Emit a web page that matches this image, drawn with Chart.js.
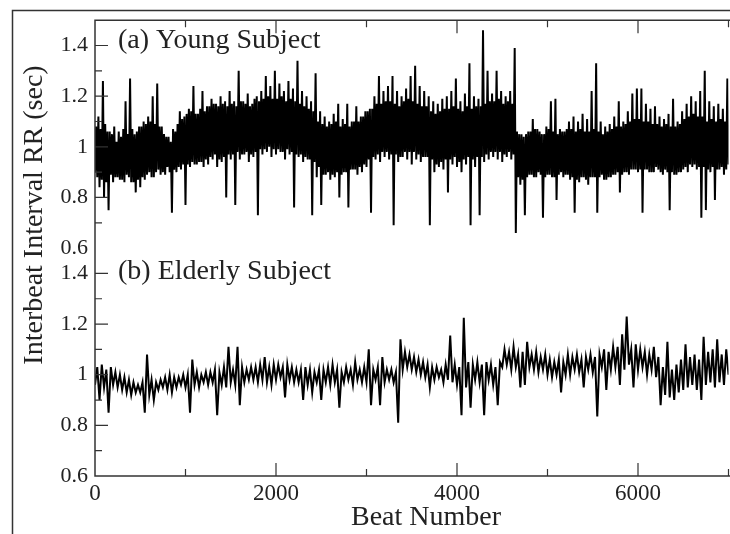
<!DOCTYPE html>
<html>
<head>
<meta charset="utf-8">
<script src="https://cdn.jsdelivr.net/npm/chart.js@4.4.1/dist/chart.umd.min.js"></script>
<style>
  html, body { margin: 0; padding: 0; background: #fff; }
</style>
</head>
<body>
<canvas id="rrChart" width="730" height="534"></canvas>
<script>
// samples of the traces (upper / lower swings), one every youngStep / elderlyStep beats
const youngStep = 12.5;
const elderlyStep = 25;

const young = [
  0.90, 1.08, 0.88, 1.12, 0.84, 1.07, 0.87, 1.26, 0.80, 1.09, 0.86, 1.06, 0.75, 1.06, 0.89, 1.05, 0.86, 1.08, 0.88, 1.02,
  0.88, 1.06, 0.87, 1.04, 0.87, 1.07, 0.86, 1.18, 0.89, 1.05, 0.88, 1.27, 0.86, 1.07, 0.86, 1.05, 0.82, 1.06, 0.87, 1.08,
  0.84, 1.08, 0.88, 1.10, 0.87, 1.09, 0.89, 1.12, 0.90, 1.10, 0.88, 1.20, 0.88, 1.09, 0.90, 1.25, 0.91, 1.08, 0.89, 1.08,
  0.90, 1.05, 0.89, 1.04, 0.92, 1.04, 0.90, 1.02, 0.74, 1.07, 0.91, 1.06, 0.90, 1.09, 0.92, 1.14, 0.91, 1.11, 0.93, 1.12,
  0.77, 1.13, 0.93, 1.15, 0.92, 1.14, 0.94, 1.24, 0.93, 1.13, 0.93, 1.13, 0.94, 1.15, 0.94, 1.22, 0.92, 1.14, 0.95, 1.16,
  0.93, 1.16, 0.96, 1.19, 0.95, 1.17, 0.97, 1.17, 0.92, 1.16, 0.95, 1.20, 0.94, 1.17, 0.96, 1.18, 0.80, 1.16, 0.97, 1.22,
  0.95, 1.17, 0.97, 1.18, 0.77, 1.16, 0.98, 1.30, 0.95, 1.18, 0.97, 1.18, 0.97, 1.17, 0.98, 1.21, 0.94, 1.16, 0.97, 1.17,
  0.96, 1.19, 0.98, 1.20, 0.73, 1.18, 0.99, 1.22, 0.97, 1.19, 0.99, 1.28, 0.98, 1.20, 1.00, 1.24, 0.96, 1.19, 0.99, 1.30,
  0.97, 1.19, 0.99, 1.25, 0.98, 1.20, 0.98, 1.22, 0.95, 1.18, 0.99, 1.26, 0.97, 1.19, 0.98, 1.23, 0.76, 1.18, 0.97, 1.34,
  0.96, 1.17, 0.97, 1.22, 0.94, 1.16, 0.96, 1.20, 0.95, 1.15, 0.95, 1.18, 0.73, 1.14, 0.94, 1.29, 0.88, 1.10, 0.92, 1.14,
  0.77, 1.09, 0.89, 1.12, 0.89, 1.08, 0.90, 1.10, 0.87, 1.09, 0.89, 1.13, 0.88, 1.10, 0.90, 1.17, 0.80, 1.08, 0.89, 1.11,
  0.90, 1.09, 0.90, 1.17, 0.76, 1.08, 0.91, 1.10, 0.91, 1.10, 0.91, 1.16, 0.89, 1.10, 0.92, 1.12, 0.90, 1.12, 0.93, 1.14,
  0.92, 1.14, 0.95, 1.15, 0.74, 1.15, 0.96, 1.20, 0.95, 1.17, 0.97, 1.28, 0.94, 1.17, 0.98, 1.22, 0.96, 1.18, 0.98, 1.24,
  0.95, 1.18, 0.97, 1.28, 0.69, 1.17, 0.97, 1.22, 0.94, 1.16, 0.96, 1.20, 0.96, 1.18, 0.98, 1.23, 0.95, 1.19, 0.98, 1.28,
  0.93, 1.18, 0.98, 1.32, 0.95, 1.17, 0.97, 1.24, 0.94, 1.16, 0.96, 1.22, 0.96, 1.16, 0.96, 1.20, 0.69, 1.14, 0.95, 1.18,
  0.90, 1.13, 0.93, 1.17, 0.92, 1.14, 0.94, 1.19, 0.91, 1.15, 0.95, 1.20, 0.82, 1.15, 0.95, 1.22, 0.93, 1.16, 0.96, 1.27,
  0.92, 1.15, 0.94, 1.18, 0.90, 1.14, 0.95, 1.21, 0.93, 1.16, 0.96, 1.33, 0.69, 1.15, 0.95, 1.20, 0.92, 1.16, 0.96, 1.19,
  0.73, 1.16, 0.96, 1.46, 0.94, 1.17, 0.97, 1.30, 0.95, 1.18, 0.98, 1.21, 0.96, 1.18, 0.98, 1.30, 0.95, 1.19, 0.98, 1.22,
  0.94, 1.17, 0.97, 1.20, 0.96, 1.18, 0.98, 1.22, 0.95, 1.17, 0.97, 1.39, 0.66, 1.06, 0.88, 1.05, 0.85, 1.05, 0.87, 1.04,
  0.73, 1.05, 0.88, 1.06, 0.89, 1.06, 0.89, 1.11, 0.88, 1.07, 0.88, 1.07, 0.90, 1.06, 0.89, 1.05, 0.72, 1.05, 0.88, 1.08,
  0.89, 1.07, 0.89, 1.18, 0.88, 1.06, 0.88, 1.19, 0.79, 1.05, 0.89, 1.07, 0.90, 1.06, 0.88, 1.06, 0.89, 1.07, 0.89, 1.10,
  0.87, 1.07, 0.88, 1.12, 0.74, 1.06, 0.87, 1.10, 0.86, 1.07, 0.88, 1.13, 0.88, 1.06, 0.87, 1.11, 0.85, 1.06, 0.88, 1.22,
  0.88, 1.07, 0.88, 1.33, 0.74, 1.06, 0.88, 1.10, 0.89, 1.05, 0.87, 1.08, 0.87, 1.06, 0.88, 1.09, 0.88, 1.07, 0.89, 1.12,
  0.89, 1.08, 0.90, 1.18, 0.82, 1.08, 0.89, 1.10, 0.90, 1.09, 0.90, 1.14, 0.89, 1.10, 0.91, 1.21, 0.91, 1.11, 0.91, 1.23,
  0.90, 1.11, 0.91, 1.23, 0.74, 1.10, 0.91, 1.17, 0.91, 1.10, 0.90, 1.15, 0.90, 1.09, 0.90, 1.16, 0.92, 1.09, 0.91, 1.12,
  0.90, 1.08, 0.89, 1.11, 0.91, 1.09, 0.90, 1.13, 0.75, 1.08, 0.90, 1.19, 0.89, 1.08, 0.89, 1.10, 0.90, 1.09, 0.90, 1.14,
  0.91, 1.11, 0.92, 1.17, 0.90, 1.12, 0.93, 1.20, 0.92, 1.13, 0.93, 1.18, 0.91, 1.12, 0.92, 1.22, 0.72, 1.12, 0.92, 1.30,
  0.75, 1.10, 0.91, 1.18, 0.90, 1.11, 0.92, 1.16, 0.79, 1.10, 0.91, 1.17, 0.91, 1.11, 0.92, 1.15, 0.89, 1.10, 0.91, 1.27,
  0.93
];

const elderly = [
  0.96, 1.03, 0.90, 1.04, 0.95, 1.02, 0.85, 1.03, 0.96, 1.01,
  0.95, 1.00, 0.94, 0.99, 0.93, 0.98, 0.92, 0.97, 0.93, 0.96,
  0.93, 0.97, 0.85, 1.08, 0.92, 0.98, 0.90, 0.97, 0.94, 0.98,
  0.95, 0.99, 0.94, 1.00, 0.93, 0.99, 0.95, 0.99, 0.96, 1.00,
  0.95, 1.00, 0.85, 1.06, 0.96, 1.01, 0.95, 1.00, 0.97, 1.01,
  0.96, 1.01, 0.97, 1.02, 0.84, 1.01, 0.96, 1.03, 0.95, 1.11,
  0.97, 1.02, 0.96, 1.11, 0.88, 1.03, 0.97, 1.02, 0.98, 1.03,
  0.98, 1.03, 0.97, 1.04, 0.98, 1.07, 0.97, 1.03, 0.96, 1.04,
  0.98, 1.04, 0.99, 1.03, 0.91, 1.04, 0.98, 1.03, 0.97, 1.02,
  0.97, 1.02, 0.90, 1.03, 0.96, 1.02, 0.93, 1.01, 0.97, 1.02,
  0.90, 1.02, 0.97, 1.03, 0.96, 1.04, 0.97, 1.02, 0.87, 1.01,
  0.97, 1.03, 0.98, 1.02, 0.96, 1.05, 0.98, 1.02, 0.97, 1.03,
  0.97, 1.10, 0.88, 1.02, 0.98, 1.03, 0.88, 1.07, 0.97, 1.02,
  0.98, 1.02, 0.97, 1.01, 0.81, 1.14, 1.02, 1.09, 1.03, 1.08,
  1.02, 1.07, 1.01, 1.06, 1.00, 1.05, 0.99, 1.04, 0.95, 1.03,
  0.98, 1.03, 0.99, 1.02, 0.97, 1.04, 0.98, 1.155, 0.97, 1.04,
  0.96, 1.03, 0.84, 1.225, 0.95, 1.05, 0.87, 1.04, 0.98, 1.05,
  0.97, 1.04, 0.84, 1.05, 0.98, 1.04, 0.96, 1.03, 0.88, 1.05,
  1.03, 1.10, 1.04, 1.09, 1.02, 1.11, 1.03, 1.08, 0.95, 1.09,
  0.96, 1.13, 1.03, 1.08, 1.02, 1.09, 1.01, 1.07, 1.02, 1.08,
  1.00, 1.06, 0.99, 1.05, 1.00, 1.06, 0.93, 1.05, 1.00, 1.08,
  1.00, 1.07, 1.02, 1.08, 1.01, 1.06, 0.95, 1.07, 1.02, 1.08,
  1.01, 1.07, 0.835, 1.08, 1.03, 1.10, 0.94, 1.09, 1.02, 1.11,
  1.03, 1.11, 0.96, 1.16, 1.02, 1.23, 1.04, 1.10, 0.95, 1.12,
  1.02, 1.10, 1.03, 1.09, 1.00, 1.08, 1.02, 1.11, 0.99, 1.07,
  0.88, 1.03, 0.92, 1.13, 0.91, 1.02, 0.90, 1.04, 0.93, 1.06,
  0.94, 1.12, 0.95, 1.07, 0.96, 1.08, 0.94, 1.06, 0.90, 1.15,
  0.96, 1.09, 0.97, 1.10, 0.95, 1.14, 0.97, 1.08, 0.96, 1.10,
  1.00
];

const xTickLabels = [0, 2000, 4000, 6000];
const yTickLabels = [0.6, 0.8, 1, 1.2, 1.4];
const panelLabels = ['(a) Young Subject', '(b) Elderly Subject'];
const xTitle = 'Beat Number';
const yTitle = 'Interbeat Interval RR (sec)';

const serif = '"Liberation Serif", "DejaVu Serif", serif';
const ink = '#222';

const toPoints = (arr, step) => arr.map((v, i) => ({ x: i * step, y: v }));

const yAxis = () => ({
  type: 'linear',
  position: 'left',
  stack: 'rr',
  stackWeight: 1,
  min: 0.6,
  max: 1.5,
  grid: { display: false, drawTicks: false },
  border: { display: false },
  afterBuildTicks: s => { s.ticks = yTickLabels.map(v => ({ value: v })); },
  ticks: {
    autoSkip: false,
    padding: 7,
    color: ink,
    font: { family: serif, size: 22 },
    callback: v => String(v)
  },
  afterFit: s => { s.width = 95; }
});

// frame, inward tick marks and the texts
const frame = {
  id: 'frame',
  afterDraw(chart) {
    const { ctx, chartArea: a, scales } = chart;
    const xs = scales.x;
    ctx.save();
    ctx.strokeStyle = '#333';
    ctx.lineWidth = 1.5;
    ctx.beginPath();
    ctx.moveTo(12.5, 534); ctx.lineTo(12.5, 10.5); ctx.lineTo(730, 10.5);
    ctx.stroke();

    ctx.beginPath();
    ctx.moveTo(a.right + 3, a.top); ctx.lineTo(a.left, a.top);
    ctx.lineTo(a.left, a.bottom); ctx.lineTo(a.right + 3, a.bottom);
    ctx.stroke();

    ctx.lineWidth = 1.2;
    ctx.beginPath();
    for (let b = 1000; b <= 7000; b += 1000) {
      const px = xs.getPixelForValue(b);
      const len = b % 2000 === 0 ? 13 : 7;
      ctx.moveTo(px, a.bottom); ctx.lineTo(px, a.bottom - len);
      ctx.moveTo(px, a.top); ctx.lineTo(px, a.top + len);
    }
    [scales.yTop, scales.yBot].forEach(s => {
      for (let k = 7; k <= 14; k++) {
        const py = s.getPixelForValue(k / 10);
        const len = k % 2 === 0 ? 13 : 7;
        ctx.moveTo(a.left, py); ctx.lineTo(a.left + len, py);
      }
    });
    ctx.stroke();

    ctx.fillStyle = ink;
    ctx.font = '28px ' + serif;
    ctx.textAlign = 'left';
    ctx.textBaseline = 'alphabetic';
    ctx.fillText(panelLabels[0], 118, 48);
    ctx.fillText(panelLabels[1], 118, 279);

    ctx.textAlign = 'center';
    ctx.fillText(xTitle, 426, 525);

    ctx.translate(42, 215);
    ctx.rotate(-Math.PI / 2);
    ctx.fillText(yTitle, 0, 0);
    ctx.restore();
  }
};

new Chart(document.getElementById('rrChart'), {
  type: 'line',
  data: {
    datasets: [
      { data: toPoints(young, youngStep), yAxisID: 'yTop', borderWidth: 2 },
      { data: toPoints(elderly, elderlyStep), yAxisID: 'yBot', borderWidth: 2 }
    ]
  },
  options: {
    responsive: false,
    animation: false,
    devicePixelRatio: 1,
    layout: { padding: { left: 0, right: 1.5, top: 12.5, bottom: 0 } },
    elements: {
      line: { borderColor: '#000', tension: 0, borderJoinStyle: 'miter' },
      point: { radius: 0 }
    },
    plugins: { legend: { display: false }, tooltip: { enabled: false } },
    scales: {
      x: {
        type: 'linear',
        min: 0,
        max: 7000,
        grid: { display: false, drawTicks: false },
        border: { display: false },
        afterBuildTicks: s => { s.ticks = xTickLabels.map(v => ({ value: v })); },
        ticks: {
          autoSkip: false,
          maxRotation: 0,
          padding: 4,
          color: ink,
          font: { family: serif, size: 23 },
          callback: v => String(v)
        },
        afterFit: s => { s.height = 58; }
      },
      yBot: yAxis(),
      yTop: yAxis()
    }
  },
  plugins: [frame]
});
</script>
</body>
</html>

===

WHAT YOU HAVE TO DO =
From the first line above through the line containing "const elderlyStep = 25;", copy everything exactly, without the pictures.

REPLY =
Emit a web page that matches this image, drawn with Chart.js.
<!DOCTYPE html>
<html>
<head>
<meta charset="utf-8">
<script src="https://cdn.jsdelivr.net/npm/chart.js@4.4.1/dist/chart.umd.min.js"></script>
<style>
  html, body { margin: 0; padding: 0; background: #fff; }
</style>
</head>
<body>
<canvas id="rrChart" width="730" height="534"></canvas>
<script>
// samples of the traces (upper / lower swings), one every youngStep / elderlyStep beats
const youngStep = 12.5;
const elderlyStep = 25;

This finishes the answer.